─── Supplied data ───
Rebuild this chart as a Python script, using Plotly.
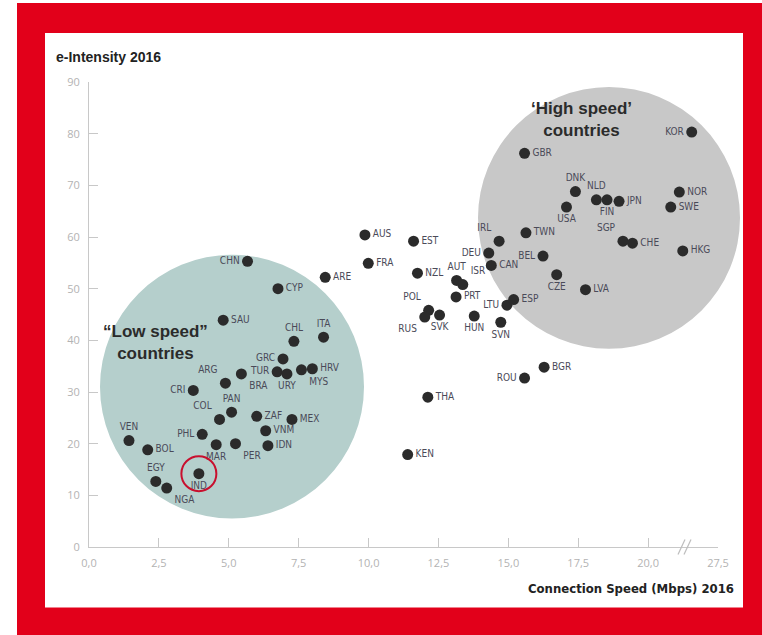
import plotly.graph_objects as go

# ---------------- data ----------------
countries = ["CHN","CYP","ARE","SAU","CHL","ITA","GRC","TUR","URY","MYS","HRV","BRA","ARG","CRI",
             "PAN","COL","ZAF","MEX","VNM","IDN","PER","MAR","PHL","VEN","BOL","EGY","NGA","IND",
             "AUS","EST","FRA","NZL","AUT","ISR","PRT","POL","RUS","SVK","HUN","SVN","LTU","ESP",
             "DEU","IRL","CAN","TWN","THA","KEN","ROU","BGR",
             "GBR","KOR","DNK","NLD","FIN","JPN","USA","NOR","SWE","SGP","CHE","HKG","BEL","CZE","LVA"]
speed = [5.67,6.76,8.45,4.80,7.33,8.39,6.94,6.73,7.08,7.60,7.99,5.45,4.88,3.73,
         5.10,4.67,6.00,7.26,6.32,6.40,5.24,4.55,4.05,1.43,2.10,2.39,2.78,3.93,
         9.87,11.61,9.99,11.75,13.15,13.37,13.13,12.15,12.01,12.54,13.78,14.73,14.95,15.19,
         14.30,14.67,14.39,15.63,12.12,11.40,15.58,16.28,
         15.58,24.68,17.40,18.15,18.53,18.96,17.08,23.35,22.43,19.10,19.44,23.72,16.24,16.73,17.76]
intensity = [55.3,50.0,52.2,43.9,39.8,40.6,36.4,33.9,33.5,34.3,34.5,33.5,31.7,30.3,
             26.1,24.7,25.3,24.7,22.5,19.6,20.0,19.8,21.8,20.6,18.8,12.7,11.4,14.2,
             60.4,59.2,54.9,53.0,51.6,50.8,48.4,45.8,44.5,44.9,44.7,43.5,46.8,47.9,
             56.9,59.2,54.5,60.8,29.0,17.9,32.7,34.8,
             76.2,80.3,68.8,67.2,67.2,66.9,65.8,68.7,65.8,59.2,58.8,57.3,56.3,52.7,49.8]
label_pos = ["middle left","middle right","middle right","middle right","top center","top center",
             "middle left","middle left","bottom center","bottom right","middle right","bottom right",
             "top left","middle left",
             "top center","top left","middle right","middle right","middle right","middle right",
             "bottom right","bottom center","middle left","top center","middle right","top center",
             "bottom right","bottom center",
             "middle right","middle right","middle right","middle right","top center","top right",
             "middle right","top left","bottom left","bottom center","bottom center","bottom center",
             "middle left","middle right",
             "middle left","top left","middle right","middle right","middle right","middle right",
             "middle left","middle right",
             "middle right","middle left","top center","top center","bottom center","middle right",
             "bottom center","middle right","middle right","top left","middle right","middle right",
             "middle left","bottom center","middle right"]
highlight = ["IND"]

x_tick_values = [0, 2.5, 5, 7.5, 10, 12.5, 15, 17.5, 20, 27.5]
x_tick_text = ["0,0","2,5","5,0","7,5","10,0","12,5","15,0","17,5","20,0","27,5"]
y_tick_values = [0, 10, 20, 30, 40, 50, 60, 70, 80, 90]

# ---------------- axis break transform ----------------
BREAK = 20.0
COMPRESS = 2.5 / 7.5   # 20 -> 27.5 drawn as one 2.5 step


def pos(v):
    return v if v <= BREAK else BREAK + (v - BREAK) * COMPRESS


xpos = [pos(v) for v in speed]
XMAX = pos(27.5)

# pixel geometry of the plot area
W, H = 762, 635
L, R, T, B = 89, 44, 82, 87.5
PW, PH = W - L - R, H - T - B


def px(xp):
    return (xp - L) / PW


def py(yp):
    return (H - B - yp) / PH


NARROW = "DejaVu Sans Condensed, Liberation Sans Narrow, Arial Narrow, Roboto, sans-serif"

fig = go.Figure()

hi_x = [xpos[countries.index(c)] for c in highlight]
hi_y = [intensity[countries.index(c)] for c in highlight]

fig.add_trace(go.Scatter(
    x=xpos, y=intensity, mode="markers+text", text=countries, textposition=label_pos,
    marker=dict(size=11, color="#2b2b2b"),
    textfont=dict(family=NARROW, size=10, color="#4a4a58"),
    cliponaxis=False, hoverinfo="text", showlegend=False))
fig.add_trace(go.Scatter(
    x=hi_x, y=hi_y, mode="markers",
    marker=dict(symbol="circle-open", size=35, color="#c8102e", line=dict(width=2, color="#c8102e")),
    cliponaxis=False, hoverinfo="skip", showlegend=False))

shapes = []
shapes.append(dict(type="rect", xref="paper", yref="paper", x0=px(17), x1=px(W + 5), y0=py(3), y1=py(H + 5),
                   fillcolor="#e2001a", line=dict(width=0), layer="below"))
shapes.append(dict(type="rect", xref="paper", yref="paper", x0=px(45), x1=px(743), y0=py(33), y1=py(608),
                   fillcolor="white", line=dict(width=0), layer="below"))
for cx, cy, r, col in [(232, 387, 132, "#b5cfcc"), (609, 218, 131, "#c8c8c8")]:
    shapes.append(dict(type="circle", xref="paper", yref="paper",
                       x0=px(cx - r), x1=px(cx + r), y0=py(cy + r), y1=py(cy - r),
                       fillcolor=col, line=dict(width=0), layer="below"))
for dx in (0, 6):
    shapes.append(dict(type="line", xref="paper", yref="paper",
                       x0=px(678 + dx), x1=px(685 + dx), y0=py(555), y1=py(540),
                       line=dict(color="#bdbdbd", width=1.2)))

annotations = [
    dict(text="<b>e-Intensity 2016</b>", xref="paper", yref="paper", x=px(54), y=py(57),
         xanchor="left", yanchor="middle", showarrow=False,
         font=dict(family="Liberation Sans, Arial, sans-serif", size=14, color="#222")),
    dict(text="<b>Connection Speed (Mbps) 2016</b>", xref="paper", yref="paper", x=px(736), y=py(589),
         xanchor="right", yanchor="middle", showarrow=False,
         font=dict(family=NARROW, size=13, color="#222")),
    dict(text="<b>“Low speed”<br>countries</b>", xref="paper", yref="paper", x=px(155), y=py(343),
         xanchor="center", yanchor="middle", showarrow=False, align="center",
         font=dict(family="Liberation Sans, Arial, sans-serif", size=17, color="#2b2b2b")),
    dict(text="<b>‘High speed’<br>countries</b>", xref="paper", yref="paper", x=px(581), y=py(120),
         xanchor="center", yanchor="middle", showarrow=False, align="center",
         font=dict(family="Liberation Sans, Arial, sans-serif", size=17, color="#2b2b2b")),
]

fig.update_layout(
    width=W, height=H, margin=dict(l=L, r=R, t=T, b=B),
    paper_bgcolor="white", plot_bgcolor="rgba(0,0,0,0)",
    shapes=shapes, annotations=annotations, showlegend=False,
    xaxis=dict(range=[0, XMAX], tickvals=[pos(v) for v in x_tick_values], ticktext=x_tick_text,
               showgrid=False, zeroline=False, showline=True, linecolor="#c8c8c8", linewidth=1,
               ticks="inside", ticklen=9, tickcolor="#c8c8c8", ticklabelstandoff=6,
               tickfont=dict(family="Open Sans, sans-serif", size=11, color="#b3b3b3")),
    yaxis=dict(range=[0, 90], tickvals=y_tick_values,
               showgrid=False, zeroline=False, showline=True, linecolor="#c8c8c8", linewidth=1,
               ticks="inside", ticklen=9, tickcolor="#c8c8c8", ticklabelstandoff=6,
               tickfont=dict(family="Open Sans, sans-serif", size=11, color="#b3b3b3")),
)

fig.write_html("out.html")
───
**Given task**
Write out the full set of lines verbatim, without the pictures.

**Output**
Rebuild this chart as a Python script, using Plotly.
import plotly.graph_objects as go

# ---------------- data ----------------
countries = ["CHN","CYP","ARE","SAU","CHL","ITA","GRC","TUR","URY","MYS","HRV","BRA","ARG","CRI",
             "PAN","COL","ZAF","MEX","VNM","IDN","PER","MAR","PHL","VEN","BOL","EGY","NGA","IND",
             "AUS","EST","FRA","NZL","AUT","ISR","PRT","POL","RUS","SVK","HUN","SVN","LTU","ESP",
             "DEU","IRL","CAN","TWN","THA","KEN","ROU","BGR",
             "GBR","KOR","DNK","NLD","FIN","JPN","USA","NOR","SWE","SGP","CHE","HKG","BEL","CZE","LVA"]
speed = [5.67,6.76,8.45,4.80,7.33,8.39,6.94,6.73,7.08,7.60,7.99,5.45,4.88,3.73,
         5.10,4.67,6.00,7.26,6.32,6.40,5.24,4.55,4.05,1.43,2.10,2.39,2.78,3.93,
         9.87,11.61,9.99,11.75,13.15,13.37,13.13,12.15,12.01,12.54,13.78,14.73,14.95,15.19,
         14.30,14.67,14.39,15.63,12.12,11.40,15.58,16.28,
         15.58,24.68,17.40,18.15,18.53,18.96,17.08,23.35,22.43,19.10,19.44,23.72,16.24,16.73,17.76]
intensity = [55.3,50.0,52.2,43.9,39.8,40.6,36.4,33.9,33.5,34.3,34.5,33.5,31.7,30.3,
             26.1,24.7,25.3,24.7,22.5,19.6,20.0,19.8,21.8,20.6,18.8,12.7,11.4,14.2,
             60.4,59.2,54.9,53.0,51.6,50.8,48.4,45.8,44.5,44.9,44.7,43.5,46.8,47.9,
             56.9,59.2,54.5,60.8,29.0,17.9,32.7,34.8,
             76.2,80.3,68.8,67.2,67.2,66.9,65.8,68.7,65.8,59.2,58.8,57.3,56.3,52.7,49.8]
label_pos = ["middle left","middle right","middle right","middle right","top center","top center",
             "middle left","middle left","bottom center","bottom right","middle right","bottom right",
             "top left","middle left",
             "top center","top left","middle right","middle right","middle right","middle right",
             "bottom right","bottom center","middle left","top center","middle right","top center",
             "bottom right","bottom center",
             "middle right","middle right","middle right","middle right","top center","top right",
             "middle right","top left","bottom left","bottom center","bottom center","bottom center",
             "middle left","middle right",
             "middle left","top left","middle right","middle right","middle right","middle right",
             "middle left","middle right",
             "middle right","middle left","top center","top center","bottom center","middle right",
             "bottom center","middle right","middle right","top left","middle right","middle right",
             "middle left","bottom center","middle right"]
highlight = ["IND"]

x_tick_values = [0, 2.5, 5, 7.5, 10, 12.5, 15, 17.5, 20, 27.5]
x_tick_text = ["0,0","2,5","5,0","7,5","10,0","12,5","15,0","17,5","20,0","27,5"]
y_tick_values = [0, 10, 20, 30, 40, 50, 60, 70, 80, 90]

# ---------------- axis break transform ----------------
BREAK = 20.0
COMPRESS = 2.5 / 7.5   # 20 -> 27.5 drawn as one 2.5 step


def pos(v):
    return v if v <= BREAK else BREAK + (v - BREAK) * COMPRESS


xpos = [pos(v) for v in speed]
XMAX = pos(27.5)

# pixel geometry of the plot area
W, H = 762, 635
L, R, T, B = 89, 44, 82, 87.5
PW, PH = W - L - R, H - T - B


def px(xp):
    return (xp - L) / PW


def py(yp):
    return (H - B - yp) / PH


NARROW = "DejaVu Sans Condensed, Liberation Sans Narrow, Arial Narrow, Roboto, sans-serif"

fig = go.Figure()

hi_x = [xpos[countries.index(c)] for c in highlight]
hi_y = [intensity[countries.index(c)] for c in highlight]

fig.add_trace(go.Scatter(
    x=xpos, y=intensity, mode="markers+text", text=countries, textposition=label_pos,
    marker=dict(size=11, color="#2b2b2b"),
    textfont=dict(family=NARROW, size=10, color="#4a4a58"),
    cliponaxis=False, hoverinfo="text", showlegend=False))
fig.add_trace(go.Scatter(
    x=hi_x, y=hi_y, mode="markers",
    marker=dict(symbol="circle-open", size=35, color="#c8102e", line=dict(width=2, color="#c8102e")),
    cliponaxis=False, hoverinfo="skip", showlegend=False))

shapes = []
shapes.append(dict(type="rect", xref="paper", yref="paper", x0=px(17), x1=px(W + 5), y0=py(3), y1=py(H + 5),
                   fillcolor="#e2001a", line=dict(width=0), layer="below"))
shapes.append(dict(type="rect", xref="paper", yref="paper", x0=px(45), x1=px(743), y0=py(33), y1=py(608),
                   fillcolor="white", line=dict(width=0), layer="below"))
for cx, cy, r, col in [(232, 387, 132, "#b5cfcc"), (609, 218, 131, "#c8c8c8")]:
    shapes.append(dict(type="circle", xref="paper", yref="paper",
                       x0=px(cx - r), x1=px(cx + r), y0=py(cy + r), y1=py(cy - r),
                       fillcolor=col, line=dict(width=0), layer="below"))
for dx in (0, 6):
    shapes.append(dict(type="line", xref="paper", yref="paper",
                       x0=px(678 + dx), x1=px(685 + dx), y0=py(555), y1=py(540),
                       line=dict(color="#bdbdbd", width=1.2)))

annotations = [
    dict(text="<b>e-Intensity 2016</b>", xref="paper", yref="paper", x=px(54), y=py(57),
         xanchor="left", yanchor="middle", showarrow=False,
         font=dict(family="Liberation Sans, Arial, sans-serif", size=14, color="#222")),
    dict(text="<b>Connection Speed (Mbps) 2016</b>", xref="paper", yref="paper", x=px(736), y=py(589),
         xanchor="right", yanchor="middle", showarrow=False,
         font=dict(family=NARROW, size=13, color="#222")),
    dict(text="<b>“Low speed”<br>countries</b>", xref="paper", yref="paper", x=px(155), y=py(343),
         xanchor="center", yanchor="middle", showarrow=False, align="center",
         font=dict(family="Liberation Sans, Arial, sans-serif", size=17, color="#2b2b2b")),
    dict(text="<b>‘High speed’<br>countries</b>", xref="paper", yref="paper", x=px(581), y=py(120),
         xanchor="center", yanchor="middle", showarrow=False, align="center",
         font=dict(family="Liberation Sans, Arial, sans-serif", size=17, color="#2b2b2b")),
]

fig.update_layout(
    width=W, height=H, margin=dict(l=L, r=R, t=T, b=B),
    paper_bgcolor="white", plot_bgcolor="rgba(0,0,0,0)",
    shapes=shapes, annotations=annotations, showlegend=False,
    xaxis=dict(range=[0, XMAX], tickvals=[pos(v) for v in x_tick_values], ticktext=x_tick_text,
               showgrid=False, zeroline=False, showline=True, linecolor="#c8c8c8", linewidth=1,
               ticks="inside", ticklen=9, tickcolor="#c8c8c8", ticklabelstandoff=6,
               tickfont=dict(family="Open Sans, sans-serif", size=11, color="#b3b3b3")),
    yaxis=dict(range=[0, 90], tickvals=y_tick_values,
               showgrid=False, zeroline=False, showline=True, linecolor="#c8c8c8", linewidth=1,
               ticks="inside", ticklen=9, tickcolor="#c8c8c8", ticklabelstandoff=6,
               tickfont=dict(family="Open Sans, sans-serif", size=11, color="#b3b3b3")),
)

fig.write_html("out.html")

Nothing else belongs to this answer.